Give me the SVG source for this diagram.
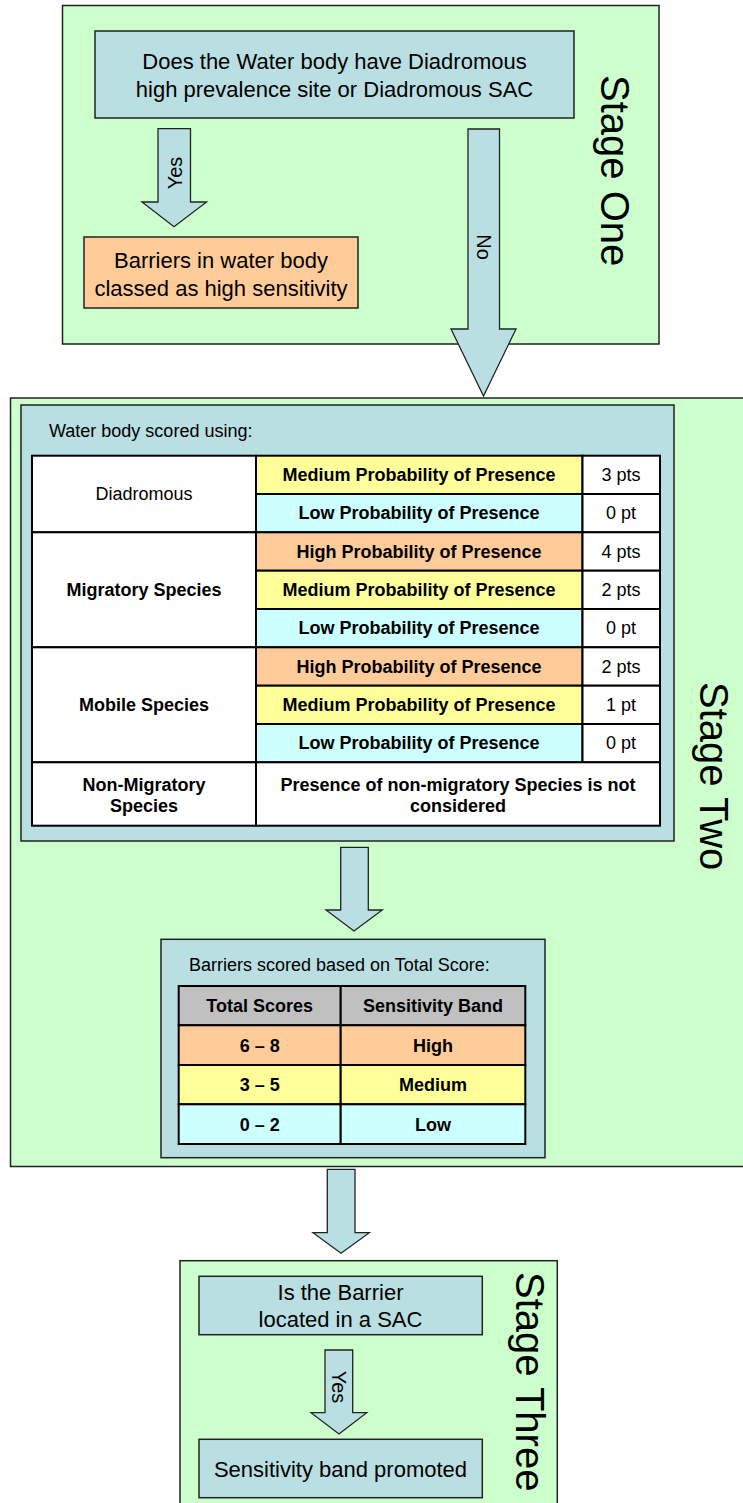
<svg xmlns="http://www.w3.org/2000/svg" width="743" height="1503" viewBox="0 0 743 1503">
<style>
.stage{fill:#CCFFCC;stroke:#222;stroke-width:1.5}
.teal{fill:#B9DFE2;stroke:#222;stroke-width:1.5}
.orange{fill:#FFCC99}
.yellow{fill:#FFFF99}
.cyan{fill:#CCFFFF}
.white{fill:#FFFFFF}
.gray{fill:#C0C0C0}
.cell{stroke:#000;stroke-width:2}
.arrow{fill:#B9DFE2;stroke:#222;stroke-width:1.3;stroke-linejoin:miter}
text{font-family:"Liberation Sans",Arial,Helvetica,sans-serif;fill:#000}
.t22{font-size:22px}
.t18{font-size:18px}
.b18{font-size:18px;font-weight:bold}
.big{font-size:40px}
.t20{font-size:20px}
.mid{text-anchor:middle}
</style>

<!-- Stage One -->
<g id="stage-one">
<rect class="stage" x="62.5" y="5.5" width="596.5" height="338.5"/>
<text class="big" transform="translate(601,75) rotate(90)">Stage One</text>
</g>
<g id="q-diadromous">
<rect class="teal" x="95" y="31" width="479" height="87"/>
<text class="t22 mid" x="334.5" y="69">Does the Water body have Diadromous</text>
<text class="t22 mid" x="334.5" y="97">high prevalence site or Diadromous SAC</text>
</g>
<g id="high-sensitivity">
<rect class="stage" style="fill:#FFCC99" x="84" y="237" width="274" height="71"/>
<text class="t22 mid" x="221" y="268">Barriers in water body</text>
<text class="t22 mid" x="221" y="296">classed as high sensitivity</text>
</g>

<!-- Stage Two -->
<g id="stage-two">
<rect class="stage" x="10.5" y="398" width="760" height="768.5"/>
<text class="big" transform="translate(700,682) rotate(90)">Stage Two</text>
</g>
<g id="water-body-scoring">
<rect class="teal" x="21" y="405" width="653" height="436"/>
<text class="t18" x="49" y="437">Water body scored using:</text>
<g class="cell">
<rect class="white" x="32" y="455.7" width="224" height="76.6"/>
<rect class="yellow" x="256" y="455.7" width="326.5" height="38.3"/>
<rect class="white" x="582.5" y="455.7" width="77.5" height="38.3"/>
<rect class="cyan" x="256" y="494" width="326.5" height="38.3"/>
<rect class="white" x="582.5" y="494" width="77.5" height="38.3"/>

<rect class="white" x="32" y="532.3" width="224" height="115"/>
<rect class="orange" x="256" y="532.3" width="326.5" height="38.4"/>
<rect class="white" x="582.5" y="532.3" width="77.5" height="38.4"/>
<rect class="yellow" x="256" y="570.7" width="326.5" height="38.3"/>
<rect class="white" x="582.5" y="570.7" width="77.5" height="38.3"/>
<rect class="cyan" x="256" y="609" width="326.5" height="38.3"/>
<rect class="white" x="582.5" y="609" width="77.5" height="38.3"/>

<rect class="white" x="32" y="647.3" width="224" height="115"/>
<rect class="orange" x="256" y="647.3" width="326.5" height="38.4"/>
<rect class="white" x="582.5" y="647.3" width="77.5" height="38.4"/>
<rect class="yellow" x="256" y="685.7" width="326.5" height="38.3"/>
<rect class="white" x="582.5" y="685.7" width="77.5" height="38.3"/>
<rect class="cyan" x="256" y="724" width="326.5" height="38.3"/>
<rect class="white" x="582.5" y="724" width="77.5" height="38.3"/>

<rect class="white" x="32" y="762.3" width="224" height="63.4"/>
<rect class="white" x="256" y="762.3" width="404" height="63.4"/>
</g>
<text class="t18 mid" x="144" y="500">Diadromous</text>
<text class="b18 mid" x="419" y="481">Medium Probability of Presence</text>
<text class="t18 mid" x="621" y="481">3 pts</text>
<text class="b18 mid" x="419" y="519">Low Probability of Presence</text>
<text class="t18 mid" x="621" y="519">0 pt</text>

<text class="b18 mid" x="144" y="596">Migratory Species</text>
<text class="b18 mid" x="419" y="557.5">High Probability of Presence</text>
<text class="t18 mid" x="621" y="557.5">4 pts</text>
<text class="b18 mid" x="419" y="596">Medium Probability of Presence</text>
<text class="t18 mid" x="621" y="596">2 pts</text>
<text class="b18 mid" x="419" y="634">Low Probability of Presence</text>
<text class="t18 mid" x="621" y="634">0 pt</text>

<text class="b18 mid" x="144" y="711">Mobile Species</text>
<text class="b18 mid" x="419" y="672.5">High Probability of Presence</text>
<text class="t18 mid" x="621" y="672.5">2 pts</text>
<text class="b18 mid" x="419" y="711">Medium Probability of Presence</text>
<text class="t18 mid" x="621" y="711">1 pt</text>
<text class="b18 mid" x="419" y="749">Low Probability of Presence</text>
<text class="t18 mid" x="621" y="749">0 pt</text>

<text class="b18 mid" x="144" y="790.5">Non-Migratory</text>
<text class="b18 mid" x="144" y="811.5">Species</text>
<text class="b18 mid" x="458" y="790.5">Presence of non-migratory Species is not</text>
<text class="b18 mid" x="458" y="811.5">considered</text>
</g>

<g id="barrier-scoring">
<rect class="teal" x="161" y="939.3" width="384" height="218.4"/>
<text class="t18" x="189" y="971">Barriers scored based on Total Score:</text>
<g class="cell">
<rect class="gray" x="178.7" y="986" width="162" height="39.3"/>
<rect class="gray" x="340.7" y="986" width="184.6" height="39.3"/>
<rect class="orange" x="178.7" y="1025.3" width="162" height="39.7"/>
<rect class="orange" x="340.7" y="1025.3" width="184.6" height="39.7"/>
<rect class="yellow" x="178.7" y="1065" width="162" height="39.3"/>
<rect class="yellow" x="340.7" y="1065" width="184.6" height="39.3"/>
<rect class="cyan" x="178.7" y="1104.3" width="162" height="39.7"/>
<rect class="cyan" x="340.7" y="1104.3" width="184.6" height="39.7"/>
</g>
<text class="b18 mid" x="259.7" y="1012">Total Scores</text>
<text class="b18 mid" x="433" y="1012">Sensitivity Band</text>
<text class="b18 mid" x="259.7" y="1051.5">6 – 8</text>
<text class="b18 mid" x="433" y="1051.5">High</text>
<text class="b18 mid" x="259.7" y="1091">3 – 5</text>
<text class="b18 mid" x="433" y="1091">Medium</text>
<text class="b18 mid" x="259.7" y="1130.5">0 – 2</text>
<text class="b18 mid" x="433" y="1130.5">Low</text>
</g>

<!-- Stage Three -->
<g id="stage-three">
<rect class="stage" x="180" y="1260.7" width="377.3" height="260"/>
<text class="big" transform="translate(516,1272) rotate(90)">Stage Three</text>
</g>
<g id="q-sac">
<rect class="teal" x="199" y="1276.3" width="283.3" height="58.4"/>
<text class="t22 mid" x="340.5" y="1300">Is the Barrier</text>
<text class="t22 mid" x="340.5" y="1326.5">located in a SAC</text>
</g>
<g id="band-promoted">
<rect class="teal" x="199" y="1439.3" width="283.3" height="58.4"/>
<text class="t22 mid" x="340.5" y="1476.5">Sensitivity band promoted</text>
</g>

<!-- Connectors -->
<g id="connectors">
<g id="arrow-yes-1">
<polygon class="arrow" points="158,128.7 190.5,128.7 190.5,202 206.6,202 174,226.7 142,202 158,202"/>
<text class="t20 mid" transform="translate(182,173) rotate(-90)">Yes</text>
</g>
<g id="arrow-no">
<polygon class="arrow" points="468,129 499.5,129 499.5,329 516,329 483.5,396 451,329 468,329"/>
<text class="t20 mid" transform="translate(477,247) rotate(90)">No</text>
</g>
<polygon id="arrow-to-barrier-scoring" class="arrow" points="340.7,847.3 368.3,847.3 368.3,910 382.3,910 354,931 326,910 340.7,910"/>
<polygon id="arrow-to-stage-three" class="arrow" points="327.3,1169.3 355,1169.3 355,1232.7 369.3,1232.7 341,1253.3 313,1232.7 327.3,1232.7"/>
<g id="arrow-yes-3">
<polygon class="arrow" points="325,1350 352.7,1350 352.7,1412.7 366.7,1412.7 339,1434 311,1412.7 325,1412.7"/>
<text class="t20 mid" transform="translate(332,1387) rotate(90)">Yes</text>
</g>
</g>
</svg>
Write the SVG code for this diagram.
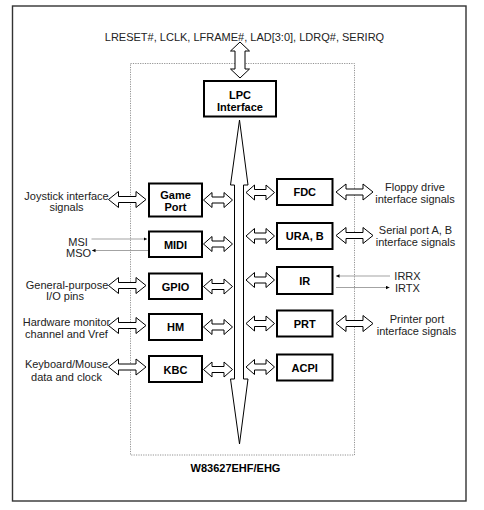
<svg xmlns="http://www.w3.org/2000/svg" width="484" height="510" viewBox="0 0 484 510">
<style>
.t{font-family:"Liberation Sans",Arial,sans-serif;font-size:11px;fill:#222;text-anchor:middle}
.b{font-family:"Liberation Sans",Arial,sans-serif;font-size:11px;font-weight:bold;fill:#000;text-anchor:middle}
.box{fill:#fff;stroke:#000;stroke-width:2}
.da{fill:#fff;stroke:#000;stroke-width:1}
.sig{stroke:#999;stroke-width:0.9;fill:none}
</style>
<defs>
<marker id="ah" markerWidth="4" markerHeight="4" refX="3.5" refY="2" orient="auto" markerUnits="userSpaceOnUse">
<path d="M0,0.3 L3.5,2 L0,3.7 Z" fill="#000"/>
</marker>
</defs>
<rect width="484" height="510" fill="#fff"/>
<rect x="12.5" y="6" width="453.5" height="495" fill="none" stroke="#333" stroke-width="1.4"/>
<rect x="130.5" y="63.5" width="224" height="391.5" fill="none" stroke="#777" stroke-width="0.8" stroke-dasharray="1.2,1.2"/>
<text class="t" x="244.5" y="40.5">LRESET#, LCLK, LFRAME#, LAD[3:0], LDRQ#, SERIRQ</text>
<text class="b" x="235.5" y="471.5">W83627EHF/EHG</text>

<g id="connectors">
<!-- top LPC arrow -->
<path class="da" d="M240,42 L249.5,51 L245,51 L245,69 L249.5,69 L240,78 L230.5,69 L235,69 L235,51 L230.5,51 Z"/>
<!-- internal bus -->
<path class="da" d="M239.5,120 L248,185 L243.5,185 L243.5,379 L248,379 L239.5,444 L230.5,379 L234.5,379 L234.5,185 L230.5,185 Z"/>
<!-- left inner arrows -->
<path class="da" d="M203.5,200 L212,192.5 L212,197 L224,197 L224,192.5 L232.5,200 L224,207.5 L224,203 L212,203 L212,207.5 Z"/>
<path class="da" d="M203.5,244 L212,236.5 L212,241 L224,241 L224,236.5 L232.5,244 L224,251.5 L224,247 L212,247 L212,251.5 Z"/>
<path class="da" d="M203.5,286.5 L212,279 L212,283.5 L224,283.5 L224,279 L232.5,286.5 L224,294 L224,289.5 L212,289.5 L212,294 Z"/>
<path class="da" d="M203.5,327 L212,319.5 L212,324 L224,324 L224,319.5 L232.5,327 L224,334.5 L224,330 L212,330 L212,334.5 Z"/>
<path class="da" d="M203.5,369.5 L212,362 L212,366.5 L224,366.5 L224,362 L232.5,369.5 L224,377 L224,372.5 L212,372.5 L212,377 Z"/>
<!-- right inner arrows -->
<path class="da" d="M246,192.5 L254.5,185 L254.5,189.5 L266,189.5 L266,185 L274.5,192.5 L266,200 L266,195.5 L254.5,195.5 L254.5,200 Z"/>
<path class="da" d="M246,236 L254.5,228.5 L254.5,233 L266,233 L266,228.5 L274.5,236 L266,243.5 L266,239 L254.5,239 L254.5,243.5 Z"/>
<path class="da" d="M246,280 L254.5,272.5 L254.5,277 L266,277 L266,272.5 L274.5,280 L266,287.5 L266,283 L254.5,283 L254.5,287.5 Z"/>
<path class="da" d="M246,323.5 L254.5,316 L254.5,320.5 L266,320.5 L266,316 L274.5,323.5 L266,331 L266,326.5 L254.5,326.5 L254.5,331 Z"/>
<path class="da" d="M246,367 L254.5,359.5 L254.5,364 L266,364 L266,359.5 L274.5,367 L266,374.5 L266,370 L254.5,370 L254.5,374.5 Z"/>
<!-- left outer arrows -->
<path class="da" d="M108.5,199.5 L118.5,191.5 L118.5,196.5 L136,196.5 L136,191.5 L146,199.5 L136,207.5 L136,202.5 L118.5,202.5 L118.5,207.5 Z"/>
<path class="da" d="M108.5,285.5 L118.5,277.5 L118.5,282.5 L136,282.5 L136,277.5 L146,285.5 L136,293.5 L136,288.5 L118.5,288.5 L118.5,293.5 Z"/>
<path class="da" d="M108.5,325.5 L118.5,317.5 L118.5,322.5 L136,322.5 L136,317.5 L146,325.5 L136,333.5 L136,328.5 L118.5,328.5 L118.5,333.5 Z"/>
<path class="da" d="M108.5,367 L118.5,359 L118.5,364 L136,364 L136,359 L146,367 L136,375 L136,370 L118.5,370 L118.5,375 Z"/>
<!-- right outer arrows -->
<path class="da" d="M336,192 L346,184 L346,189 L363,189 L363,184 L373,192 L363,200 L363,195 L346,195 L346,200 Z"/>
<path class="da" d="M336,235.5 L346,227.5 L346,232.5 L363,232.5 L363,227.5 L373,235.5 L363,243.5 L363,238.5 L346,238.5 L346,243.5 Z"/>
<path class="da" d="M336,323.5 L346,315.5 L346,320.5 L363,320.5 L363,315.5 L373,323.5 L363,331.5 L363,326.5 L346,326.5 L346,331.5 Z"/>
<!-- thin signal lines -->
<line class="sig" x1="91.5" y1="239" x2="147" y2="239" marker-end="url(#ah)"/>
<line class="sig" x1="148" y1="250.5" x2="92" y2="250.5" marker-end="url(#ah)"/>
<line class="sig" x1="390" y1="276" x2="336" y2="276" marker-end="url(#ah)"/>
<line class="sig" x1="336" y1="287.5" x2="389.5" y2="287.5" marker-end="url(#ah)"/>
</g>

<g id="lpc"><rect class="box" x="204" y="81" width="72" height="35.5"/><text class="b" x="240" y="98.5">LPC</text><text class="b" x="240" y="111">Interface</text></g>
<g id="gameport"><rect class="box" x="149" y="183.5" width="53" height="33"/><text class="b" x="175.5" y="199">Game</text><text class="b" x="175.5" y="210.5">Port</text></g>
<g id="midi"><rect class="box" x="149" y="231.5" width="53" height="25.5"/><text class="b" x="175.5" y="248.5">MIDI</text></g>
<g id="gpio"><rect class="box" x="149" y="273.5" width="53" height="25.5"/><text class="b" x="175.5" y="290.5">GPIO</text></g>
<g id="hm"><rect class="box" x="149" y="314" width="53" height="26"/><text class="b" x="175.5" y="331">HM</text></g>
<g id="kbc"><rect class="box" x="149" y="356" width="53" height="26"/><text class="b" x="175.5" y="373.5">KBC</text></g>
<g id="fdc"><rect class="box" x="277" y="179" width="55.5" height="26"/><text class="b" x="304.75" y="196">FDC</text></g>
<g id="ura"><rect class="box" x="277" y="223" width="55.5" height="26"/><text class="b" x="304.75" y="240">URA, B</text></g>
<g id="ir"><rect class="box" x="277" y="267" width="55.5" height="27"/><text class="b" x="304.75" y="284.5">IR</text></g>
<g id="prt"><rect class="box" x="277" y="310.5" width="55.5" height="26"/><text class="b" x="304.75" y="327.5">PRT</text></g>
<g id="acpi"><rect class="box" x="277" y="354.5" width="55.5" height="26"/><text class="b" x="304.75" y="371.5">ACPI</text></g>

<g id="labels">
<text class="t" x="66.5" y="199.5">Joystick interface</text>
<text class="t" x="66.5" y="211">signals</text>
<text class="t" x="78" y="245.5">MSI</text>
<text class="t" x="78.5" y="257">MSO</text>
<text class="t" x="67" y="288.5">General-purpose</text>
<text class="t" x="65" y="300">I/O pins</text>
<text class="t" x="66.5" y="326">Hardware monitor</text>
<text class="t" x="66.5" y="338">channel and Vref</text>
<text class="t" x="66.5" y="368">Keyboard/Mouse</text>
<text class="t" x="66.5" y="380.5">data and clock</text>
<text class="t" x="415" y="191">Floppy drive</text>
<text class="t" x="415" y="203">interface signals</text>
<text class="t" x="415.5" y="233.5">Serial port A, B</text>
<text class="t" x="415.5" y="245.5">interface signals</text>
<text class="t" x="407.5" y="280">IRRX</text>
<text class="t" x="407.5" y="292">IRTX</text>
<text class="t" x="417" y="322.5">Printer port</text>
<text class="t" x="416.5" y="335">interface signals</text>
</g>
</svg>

Problem details >> Where a line of the records above holds the word "this", copy that line.

Correct answer >>
Give me the SVG source for this diagram.
Write the SVG code for this diagram.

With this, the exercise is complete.